**Task directions:** Write out the listing below without alteration, omitting its pictures.

**Data section:**
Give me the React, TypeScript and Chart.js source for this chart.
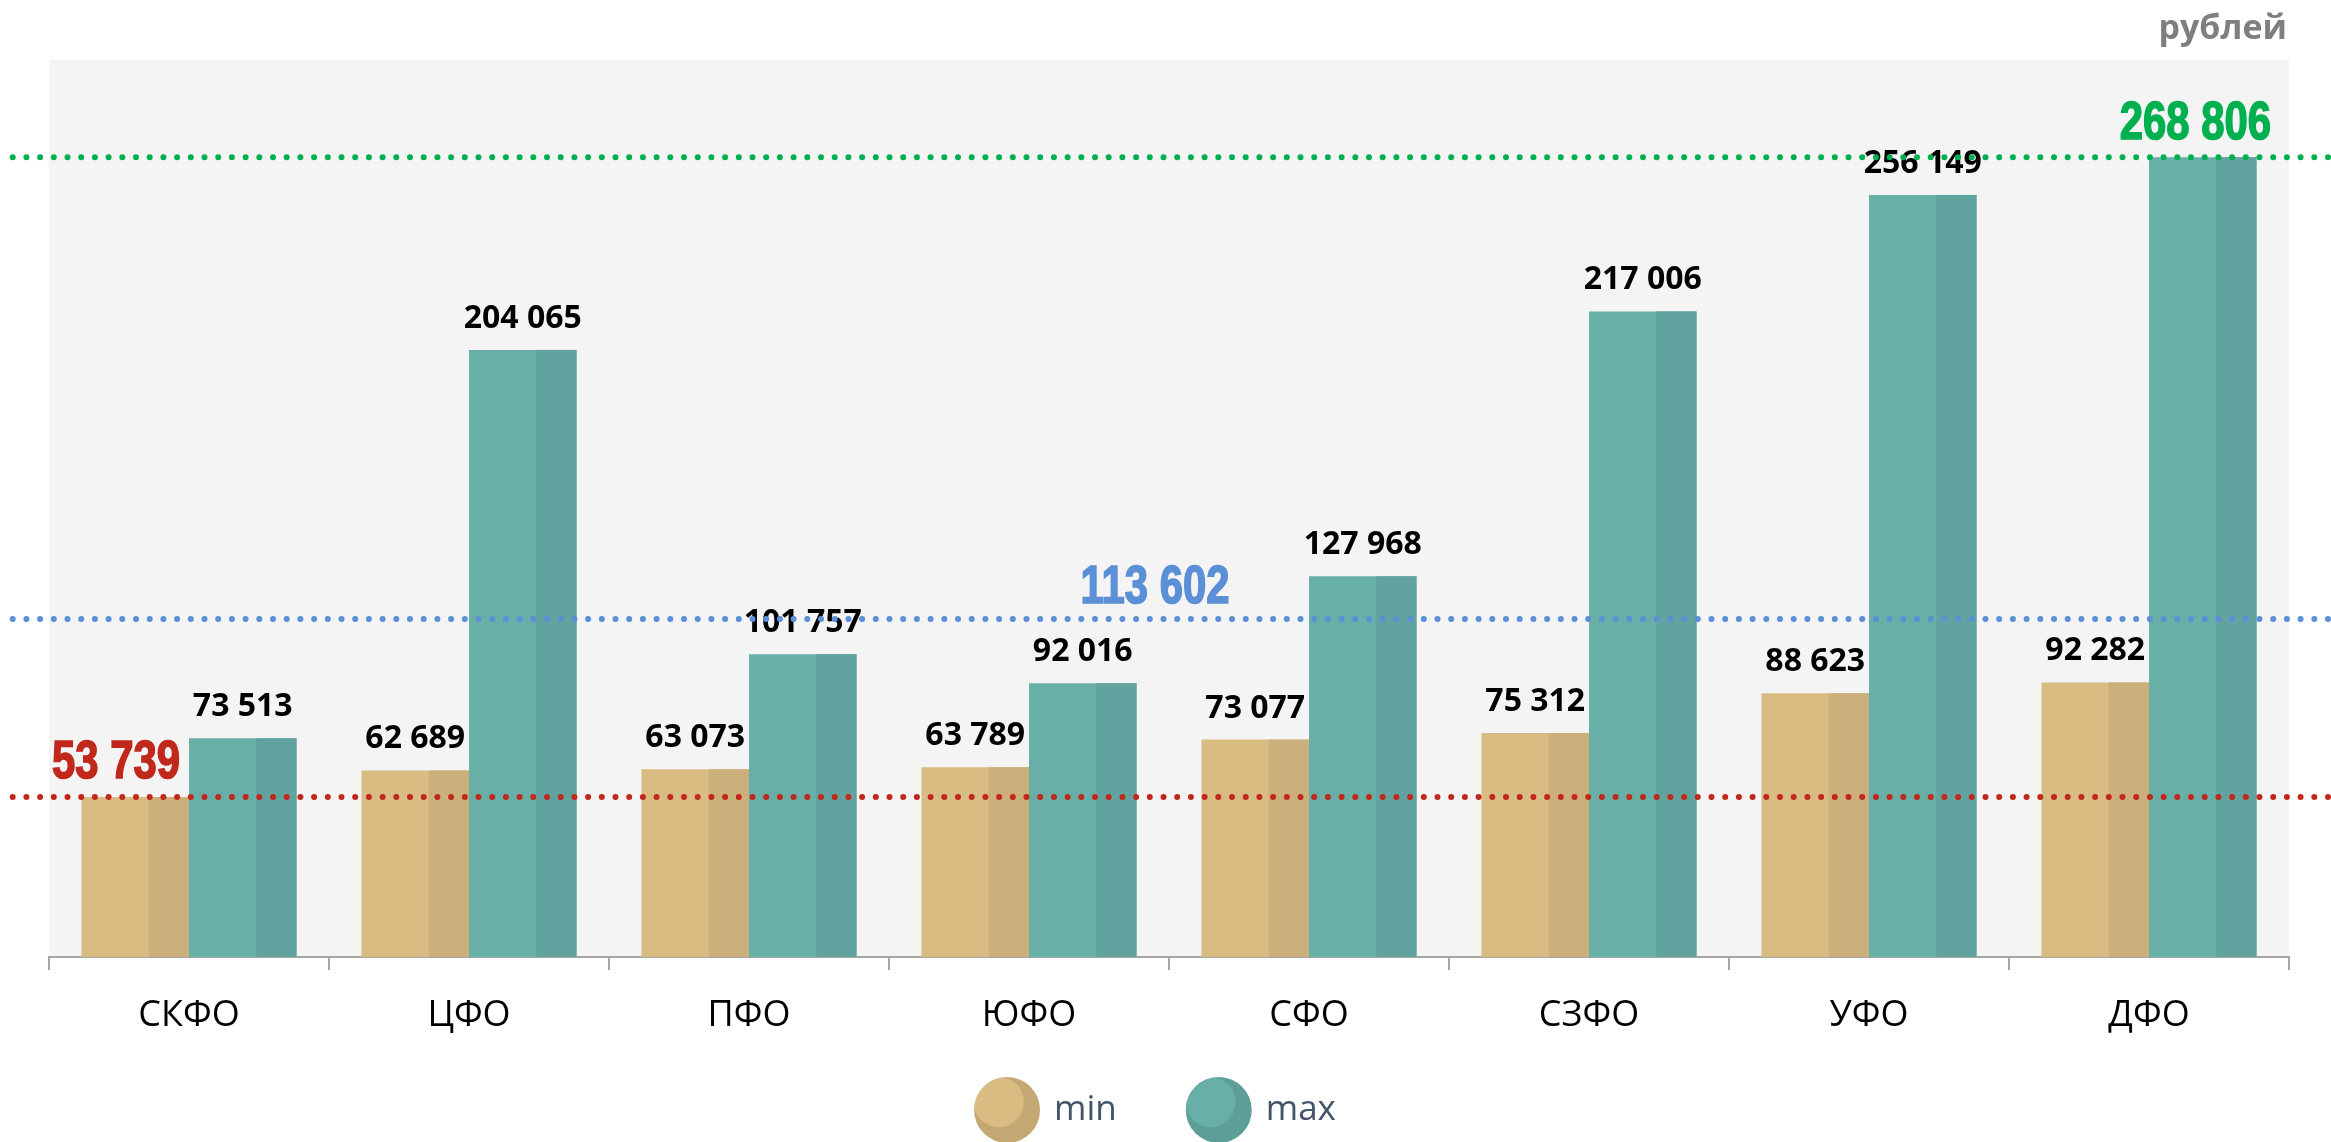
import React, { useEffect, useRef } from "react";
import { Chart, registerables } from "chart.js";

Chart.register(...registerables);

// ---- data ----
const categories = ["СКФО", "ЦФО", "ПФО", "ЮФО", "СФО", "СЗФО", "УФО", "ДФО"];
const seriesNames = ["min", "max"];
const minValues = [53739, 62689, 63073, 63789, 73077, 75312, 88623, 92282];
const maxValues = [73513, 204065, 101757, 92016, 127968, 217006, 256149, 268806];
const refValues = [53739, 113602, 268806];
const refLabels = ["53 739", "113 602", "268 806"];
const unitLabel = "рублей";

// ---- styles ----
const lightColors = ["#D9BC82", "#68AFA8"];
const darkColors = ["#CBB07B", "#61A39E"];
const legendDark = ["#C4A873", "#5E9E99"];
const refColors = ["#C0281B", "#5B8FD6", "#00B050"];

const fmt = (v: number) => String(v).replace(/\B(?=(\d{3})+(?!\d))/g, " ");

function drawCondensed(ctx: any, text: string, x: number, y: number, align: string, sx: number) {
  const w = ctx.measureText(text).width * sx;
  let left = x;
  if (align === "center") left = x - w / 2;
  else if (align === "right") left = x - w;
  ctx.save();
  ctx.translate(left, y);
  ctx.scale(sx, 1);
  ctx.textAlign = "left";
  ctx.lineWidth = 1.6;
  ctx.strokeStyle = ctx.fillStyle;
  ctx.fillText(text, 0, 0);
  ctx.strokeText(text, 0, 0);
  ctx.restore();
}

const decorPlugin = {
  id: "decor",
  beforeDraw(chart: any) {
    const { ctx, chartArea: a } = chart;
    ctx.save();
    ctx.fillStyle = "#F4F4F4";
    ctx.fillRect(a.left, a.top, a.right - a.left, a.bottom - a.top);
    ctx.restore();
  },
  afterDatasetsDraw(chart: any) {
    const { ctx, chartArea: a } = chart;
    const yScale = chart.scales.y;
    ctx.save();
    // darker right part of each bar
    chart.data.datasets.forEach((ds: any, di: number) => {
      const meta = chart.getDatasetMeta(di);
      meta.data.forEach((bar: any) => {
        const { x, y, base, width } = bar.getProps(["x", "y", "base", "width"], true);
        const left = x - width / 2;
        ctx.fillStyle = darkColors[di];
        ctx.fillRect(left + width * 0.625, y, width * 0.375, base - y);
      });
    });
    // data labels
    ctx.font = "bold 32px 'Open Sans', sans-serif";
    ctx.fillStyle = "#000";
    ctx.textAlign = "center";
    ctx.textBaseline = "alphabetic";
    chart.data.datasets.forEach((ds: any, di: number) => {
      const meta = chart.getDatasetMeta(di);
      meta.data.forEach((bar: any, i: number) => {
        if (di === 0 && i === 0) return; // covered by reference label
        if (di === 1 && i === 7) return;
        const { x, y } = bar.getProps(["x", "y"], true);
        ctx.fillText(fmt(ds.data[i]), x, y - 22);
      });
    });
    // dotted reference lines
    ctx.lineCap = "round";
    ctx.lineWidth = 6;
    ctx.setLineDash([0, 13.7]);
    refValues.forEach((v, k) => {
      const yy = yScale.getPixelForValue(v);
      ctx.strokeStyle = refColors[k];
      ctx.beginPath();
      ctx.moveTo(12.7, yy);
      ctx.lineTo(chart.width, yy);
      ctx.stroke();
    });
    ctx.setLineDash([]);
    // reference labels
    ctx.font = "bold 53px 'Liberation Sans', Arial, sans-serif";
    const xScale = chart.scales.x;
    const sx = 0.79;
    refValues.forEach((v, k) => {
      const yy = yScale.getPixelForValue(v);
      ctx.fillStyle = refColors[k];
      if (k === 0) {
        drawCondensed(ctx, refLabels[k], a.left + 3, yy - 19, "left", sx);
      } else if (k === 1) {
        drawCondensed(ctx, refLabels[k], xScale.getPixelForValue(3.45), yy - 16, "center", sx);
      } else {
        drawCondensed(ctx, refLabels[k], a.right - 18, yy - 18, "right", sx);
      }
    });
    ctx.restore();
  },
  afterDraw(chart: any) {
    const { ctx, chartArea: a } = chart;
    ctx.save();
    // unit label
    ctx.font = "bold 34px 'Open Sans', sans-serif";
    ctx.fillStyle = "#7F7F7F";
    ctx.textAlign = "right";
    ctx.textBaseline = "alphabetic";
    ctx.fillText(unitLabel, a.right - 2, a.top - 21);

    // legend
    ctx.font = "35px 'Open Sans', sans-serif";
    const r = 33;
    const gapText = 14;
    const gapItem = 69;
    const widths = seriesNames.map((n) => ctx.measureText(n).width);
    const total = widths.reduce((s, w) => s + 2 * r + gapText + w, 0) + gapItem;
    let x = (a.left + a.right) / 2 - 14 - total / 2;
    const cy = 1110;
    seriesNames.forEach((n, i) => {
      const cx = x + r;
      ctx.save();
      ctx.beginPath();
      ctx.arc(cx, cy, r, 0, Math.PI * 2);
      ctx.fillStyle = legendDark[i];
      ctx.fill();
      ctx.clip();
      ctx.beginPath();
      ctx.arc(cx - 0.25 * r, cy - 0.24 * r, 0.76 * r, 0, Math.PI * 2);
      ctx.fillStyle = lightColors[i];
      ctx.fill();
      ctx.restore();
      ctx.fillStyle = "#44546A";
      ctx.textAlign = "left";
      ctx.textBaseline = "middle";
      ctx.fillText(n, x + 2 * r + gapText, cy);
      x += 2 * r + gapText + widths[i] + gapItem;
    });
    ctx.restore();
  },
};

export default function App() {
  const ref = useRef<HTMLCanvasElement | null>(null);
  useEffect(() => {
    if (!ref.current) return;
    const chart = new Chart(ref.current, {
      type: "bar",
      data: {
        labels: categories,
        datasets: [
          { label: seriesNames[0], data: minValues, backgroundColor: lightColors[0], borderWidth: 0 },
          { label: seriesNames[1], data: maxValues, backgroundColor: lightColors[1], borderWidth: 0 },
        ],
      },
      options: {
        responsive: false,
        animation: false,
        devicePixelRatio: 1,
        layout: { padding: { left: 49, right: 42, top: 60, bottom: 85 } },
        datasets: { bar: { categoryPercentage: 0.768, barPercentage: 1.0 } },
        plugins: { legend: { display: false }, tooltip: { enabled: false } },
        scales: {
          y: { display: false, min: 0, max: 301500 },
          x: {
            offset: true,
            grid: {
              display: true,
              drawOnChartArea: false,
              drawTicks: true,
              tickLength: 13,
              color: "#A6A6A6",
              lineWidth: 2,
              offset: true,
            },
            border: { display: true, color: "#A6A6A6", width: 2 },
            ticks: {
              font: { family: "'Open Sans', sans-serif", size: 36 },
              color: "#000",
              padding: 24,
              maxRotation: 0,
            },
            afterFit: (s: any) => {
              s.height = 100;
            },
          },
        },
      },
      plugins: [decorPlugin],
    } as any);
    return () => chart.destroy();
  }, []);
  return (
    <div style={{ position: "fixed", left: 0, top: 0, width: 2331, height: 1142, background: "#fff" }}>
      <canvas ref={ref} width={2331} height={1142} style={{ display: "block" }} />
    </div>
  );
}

**Full answer:**
Give me the React, TypeScript and Chart.js source for this chart.
import React, { useEffect, useRef } from "react";
import { Chart, registerables } from "chart.js";

Chart.register(...registerables);

// ---- data ----
const categories = ["СКФО", "ЦФО", "ПФО", "ЮФО", "СФО", "СЗФО", "УФО", "ДФО"];
const seriesNames = ["min", "max"];
const minValues = [53739, 62689, 63073, 63789, 73077, 75312, 88623, 92282];
const maxValues = [73513, 204065, 101757, 92016, 127968, 217006, 256149, 268806];
const refValues = [53739, 113602, 268806];
const refLabels = ["53 739", "113 602", "268 806"];
const unitLabel = "рублей";

// ---- styles ----
const lightColors = ["#D9BC82", "#68AFA8"];
const darkColors = ["#CBB07B", "#61A39E"];
const legendDark = ["#C4A873", "#5E9E99"];
const refColors = ["#C0281B", "#5B8FD6", "#00B050"];

const fmt = (v: number) => String(v).replace(/\B(?=(\d{3})+(?!\d))/g, " ");

function drawCondensed(ctx: any, text: string, x: number, y: number, align: string, sx: number) {
  const w = ctx.measureText(text).width * sx;
  let left = x;
  if (align === "center") left = x - w / 2;
  else if (align === "right") left = x - w;
  ctx.save();
  ctx.translate(left, y);
  ctx.scale(sx, 1);
  ctx.textAlign = "left";
  ctx.lineWidth = 1.6;
  ctx.strokeStyle = ctx.fillStyle;
  ctx.fillText(text, 0, 0);
  ctx.strokeText(text, 0, 0);
  ctx.restore();
}

const decorPlugin = {
  id: "decor",
  beforeDraw(chart: any) {
    const { ctx, chartArea: a } = chart;
    ctx.save();
    ctx.fillStyle = "#F4F4F4";
    ctx.fillRect(a.left, a.top, a.right - a.left, a.bottom - a.top);
    ctx.restore();
  },
  afterDatasetsDraw(chart: any) {
    const { ctx, chartArea: a } = chart;
    const yScale = chart.scales.y;
    ctx.save();
    // darker right part of each bar
    chart.data.datasets.forEach((ds: any, di: number) => {
      const meta = chart.getDatasetMeta(di);
      meta.data.forEach((bar: any) => {
        const { x, y, base, width } = bar.getProps(["x", "y", "base", "width"], true);
        const left = x - width / 2;
        ctx.fillStyle = darkColors[di];
        ctx.fillRect(left + width * 0.625, y, width * 0.375, base - y);
      });
    });
    // data labels
    ctx.font = "bold 32px 'Open Sans', sans-serif";
    ctx.fillStyle = "#000";
    ctx.textAlign = "center";
    ctx.textBaseline = "alphabetic";
    chart.data.datasets.forEach((ds: any, di: number) => {
      const meta = chart.getDatasetMeta(di);
      meta.data.forEach((bar: any, i: number) => {
        if (di === 0 && i === 0) return; // covered by reference label
        if (di === 1 && i === 7) return;
        const { x, y } = bar.getProps(["x", "y"], true);
        ctx.fillText(fmt(ds.data[i]), x, y - 22);
      });
    });
    // dotted reference lines
    ctx.lineCap = "round";
    ctx.lineWidth = 6;
    ctx.setLineDash([0, 13.7]);
    refValues.forEach((v, k) => {
      const yy = yScale.getPixelForValue(v);
      ctx.strokeStyle = refColors[k];
      ctx.beginPath();
      ctx.moveTo(12.7, yy);
      ctx.lineTo(chart.width, yy);
      ctx.stroke();
    });
    ctx.setLineDash([]);
    // reference labels
    ctx.font = "bold 53px 'Liberation Sans', Arial, sans-serif";
    const xScale = chart.scales.x;
    const sx = 0.79;
    refValues.forEach((v, k) => {
      const yy = yScale.getPixelForValue(v);
      ctx.fillStyle = refColors[k];
      if (k === 0) {
        drawCondensed(ctx, refLabels[k], a.left + 3, yy - 19, "left", sx);
      } else if (k === 1) {
        drawCondensed(ctx, refLabels[k], xScale.getPixelForValue(3.45), yy - 16, "center", sx);
      } else {
        drawCondensed(ctx, refLabels[k], a.right - 18, yy - 18, "right", sx);
      }
    });
    ctx.restore();
  },
  afterDraw(chart: any) {
    const { ctx, chartArea: a } = chart;
    ctx.save();
    // unit label
    ctx.font = "bold 34px 'Open Sans', sans-serif";
    ctx.fillStyle = "#7F7F7F";
    ctx.textAlign = "right";
    ctx.textBaseline = "alphabetic";
    ctx.fillText(unitLabel, a.right - 2, a.top - 21);

    // legend
    ctx.font = "35px 'Open Sans', sans-serif";
    const r = 33;
    const gapText = 14;
    const gapItem = 69;
    const widths = seriesNames.map((n) => ctx.measureText(n).width);
    const total = widths.reduce((s, w) => s + 2 * r + gapText + w, 0) + gapItem;
    let x = (a.left + a.right) / 2 - 14 - total / 2;
    const cy = 1110;
    seriesNames.forEach((n, i) => {
      const cx = x + r;
      ctx.save();
      ctx.beginPath();
      ctx.arc(cx, cy, r, 0, Math.PI * 2);
      ctx.fillStyle = legendDark[i];
      ctx.fill();
      ctx.clip();
      ctx.beginPath();
      ctx.arc(cx - 0.25 * r, cy - 0.24 * r, 0.76 * r, 0, Math.PI * 2);
      ctx.fillStyle = lightColors[i];
      ctx.fill();
      ctx.restore();
      ctx.fillStyle = "#44546A";
      ctx.textAlign = "left";
      ctx.textBaseline = "middle";
      ctx.fillText(n, x + 2 * r + gapText, cy);
      x += 2 * r + gapText + widths[i] + gapItem;
    });
    ctx.restore();
  },
};

export default function App() {
  const ref = useRef<HTMLCanvasElement | null>(null);
  useEffect(() => {
    if (!ref.current) return;
    const chart = new Chart(ref.current, {
      type: "bar",
      data: {
        labels: categories,
        datasets: [
          { label: seriesNames[0], data: minValues, backgroundColor: lightColors[0], borderWidth: 0 },
          { label: seriesNames[1], data: maxValues, backgroundColor: lightColors[1], borderWidth: 0 },
        ],
      },
      options: {
        responsive: false,
        animation: false,
        devicePixelRatio: 1,
        layout: { padding: { left: 49, right: 42, top: 60, bottom: 85 } },
        datasets: { bar: { categoryPercentage: 0.768, barPercentage: 1.0 } },
        plugins: { legend: { display: false }, tooltip: { enabled: false } },
        scales: {
          y: { display: false, min: 0, max: 301500 },
          x: {
            offset: true,
            grid: {
              display: true,
              drawOnChartArea: false,
              drawTicks: true,
              tickLength: 13,
              color: "#A6A6A6",
              lineWidth: 2,
              offset: true,
            },
            border: { display: true, color: "#A6A6A6", width: 2 },
            ticks: {
              font: { family: "'Open Sans', sans-serif", size: 36 },
              color: "#000",
              padding: 24,
              maxRotation: 0,
            },
            afterFit: (s: any) => {
              s.height = 100;
            },
          },
        },
      },
      plugins: [decorPlugin],
    } as any);
    return () => chart.destroy();
  }, []);
  return (
    <div style={{ position: "fixed", left: 0, top: 0, width: 2331, height: 1142, background: "#fff" }}>
      <canvas ref={ref} width={2331} height={1142} style={{ display: "block" }} />
    </div>
  );
}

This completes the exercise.